Report: JPMorgan Chase, Bank of America, and Citibank Hold $7.427 Trillion Off-Balance Sheet in Risky Mix of Unidentified Assets
JPMorgan Chase, Bank of America, and Citibank have been discovered to be keeping trillions of dollars in undisclosed and potentially hazardous assets off their balance sheets, as per recent data from the US government.
According to the Federal Financial Institutions Examination Council (FFIEC), JPMorgan Chase has a staggering $3.227 trillion off-balance sheet, while Bank of America and Citibank hold $1.6 trillion and $2.6 trillion off-balance sheet, respectively. These numbers were first reported by Wall Street on Parade.
The Federal Reserve defines off-balance sheet activities as a wide range of instruments, including firm loan commitments, standby letters of credit, foreign exchange, financial futures, forward contracts, options, interest rate swap contracts, and other derivative products.
The practice of off-balance sheet accounting has been common in the banking industry for years, and as noted by Wall Street on Parade, it played a significant role in the 2008 financial crisis.

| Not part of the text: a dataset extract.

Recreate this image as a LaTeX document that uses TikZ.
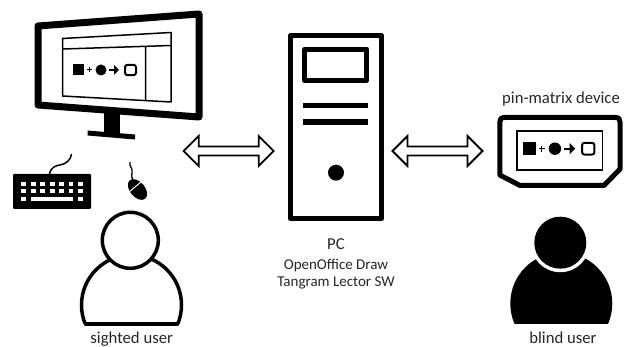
\documentclass[tikz,border=0pt]{standalone}
\usepackage{fontspec}
\setmainfont{Carlito}
\usetikzlibrary{shapes.arrows}
\tikzset{
  lab/.style={font=\fontsize{16.7}{18}\selectfont,inner sep=0pt,text=black!85},
  sublab/.style={font=\fontsize{15}{17}\selectfont,inner sep=0pt,text=black!85},
  linkarrow/.style={double arrow,draw=black,fill=white,line width=1.8pt,inner xsep=0pt,inner ysep=3.6pt,
    double arrow head extend=10.5pt,minimum height=90pt,minimum width=0pt},
  thick line/.style={line width=#1,line join=round,draw=black},
  key/.style={fill=white}
}
\newcommand{\diagramseq}[3]{%
  \begin{scope}[shift={(#1,#2)},xscale=#3,yscale=#3]
    \fill (0,-5.5) rectangle (11,5.5);
    \draw[line width=1pt] (14,0) -- (19,0) (16.5,-2.5) -- (16.5,2.5);
    \fill (28,0) circle (5.5);
    \draw[line width=2.2pt] (36,0) -- (43,0);
    \fill (41,-5) -- (46,0) -- (41,5) -- cycle;
    \draw[line width=2pt,rounded corners=2.5pt] (52,-5.2) rectangle (63,5.2);
  \end{scope}}
\begin{document}
\begin{tikzpicture}[x=1pt,y=-1pt]
\useasboundingbox (0,0) rectangle (635,347);
% monitor
\draw[thick line=7pt] (38,26) -- (199,14) -- (199,117) -- (38,105) -- cycle;
\draw[thick line=1.5pt] (62.5,38.5) -- (171,32.5) -- (171,102) -- (62.5,96) -- cycle;
\draw[line width=1.5pt] (63,49) -- (171,45.5) (145.5,47) -- (145.5,100);
\diagramseq{73}{70}{1}
\fill (104,112) rectangle (120,133);
\fill (87.5,130.5) -- (135,134.5) -- (135,139.5) -- (87.5,135.5) -- cycle;
% keyboard
\fill[rounded corners=1pt] (13,174) rectangle (91,209);
\foreach \x in {23.7,33.2,42.7,52.2,61.7,71,80.3}{
  \fill[key] (\x-2.3,181.7) rectangle (\x+2.3,186.3);
  \fill[key] (\x-2.3,189) rectangle (\x+2.3,193.5);
}
\fill[key] (21.4,197) rectangle (26,201.5);
\fill[key] (78,197) rectangle (82.6,201.5);
\fill[key] (31,197) rectangle (73.3,201.5);
\draw[line width=1.5pt] (49.5,174) .. controls (51,167) and (56,165.5) .. (60,165) .. controls (66,164) and (71,160) .. (71.5,154);
% mouse
\begin{scope}[shift={(137.5,189.5)},rotate=-50]
  \fill (0,0) ellipse (12 and 7.5);
  \draw[white,line width=1pt] (-3.5,-7.5) -- (-3.5,7.5);
\end{scope}
\draw[line width=1.3pt] (130,162) .. controls (129,167) and (133,168) .. (132,172) .. controls (131,175) and (132,178) .. (133,181);
% sighted user
\begin{scope}
  \clip (60,240) rectangle (200,324);
  \draw[line width=3.5pt] (131.5,305) circle (50);
\end{scope}
\draw[line width=3.5pt,line cap=round] (85.5,324) -- (177.5,324);
\draw[line width=3.5pt,fill=white] (130.3,240.3) circle (28);
% PC
\draw[thick line=5pt] (290.2,35.8) rectangle (381.8,218.5);
\draw[thick line=5pt] (304.8,49.2) rectangle (366.8,80.8);
\fill (303.3,102.7) rectangle (367.7,108.3);
\fill (303.3,119) rectangle (367.7,124.7);
\fill (336,172.7) circle (8);
% device
\draw[thick line=5pt] (505,117.5) -- (615,117.5) .. controls (619,117.5) and (620,119) .. (620,122) -- (620,169) -- (604,185.5) -- (520,185.5) -- (499.8,175) -- (499.8,122) .. controls (499.8,119) and (501,117.5) .. (505,117.5) -- cycle;
\draw[line width=1.5pt] (517,131) rectangle (602.5,170);
\diagramseq{523.3}{148.7}{1.13}
% blind user
\begin{scope}
  \clip (490,240) rectangle (630,323.3);
  \fill (561.3,303.5) circle (51);
\end{scope}
\fill[white] (560.3,242.7) circle (29.5);
\fill (560.3,242.7) circle (26);
% double arrows
\node[linkarrow] (armL) at (228.7,151) {};
\node[linkarrow] (armR) at (437.5,151) {};
% labels
\node[lab,anchor=base] (sighted) at (131.7,343.3) {sighted user};
\node[lab,anchor=base] (blind) at (563,343.3) {blind user};
\node[lab] (pc) at (336,244) {PC};
\node[sublab] (draw) at (336,265.5) {OpenOffice Draw};
\node[sublab] (lector) at (336,283) {Tangram Lector SW};
\node[lab] (pin) at (561,99) {pin-matrix device};
\end{tikzpicture}
\end{document}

“Citigroup, in particular, held assets off its balance sheet to reduce capital requirements. If those assets had been included, leverage in 2007 would have been 48:1, which is about 53% higher. Citigroup ultimately faced a massive collapse in 2008 and received the largest bailouts in global banking history. By March 2009, its stock was trading at a mere 99 cents.”
In July of last year, the Federal Reserve proposed higher capital requirements for banks to ensure their balance sheets are more resilient during economic downturns.
However, CEOs from JPMorgan Chase, Wells Fargo, Bank of America, Citigroup, Morgan Stanley, Goldman Sachs, BNY Mellon, and State Street strongly argued against these changes in a Senate Banking Oversight Committee hearing in December.
JPMorgan Chase CEO Jamie Dimon, in a prepared statement, expressed concerns that the proposed changes would harm the banking industry and the overall economy.
“Despite no evidence of large U.S. banks being undercapitalized today, the Basel III Endgame rule, if implemented, would unjustifiably and unnecessarily increase capital requirements by 20-25% for the largest banks. This would limit banks’ ability to deploy capital when it is most needed and have detrimental effects on the economy, markets, businesses of all sizes, and American households.”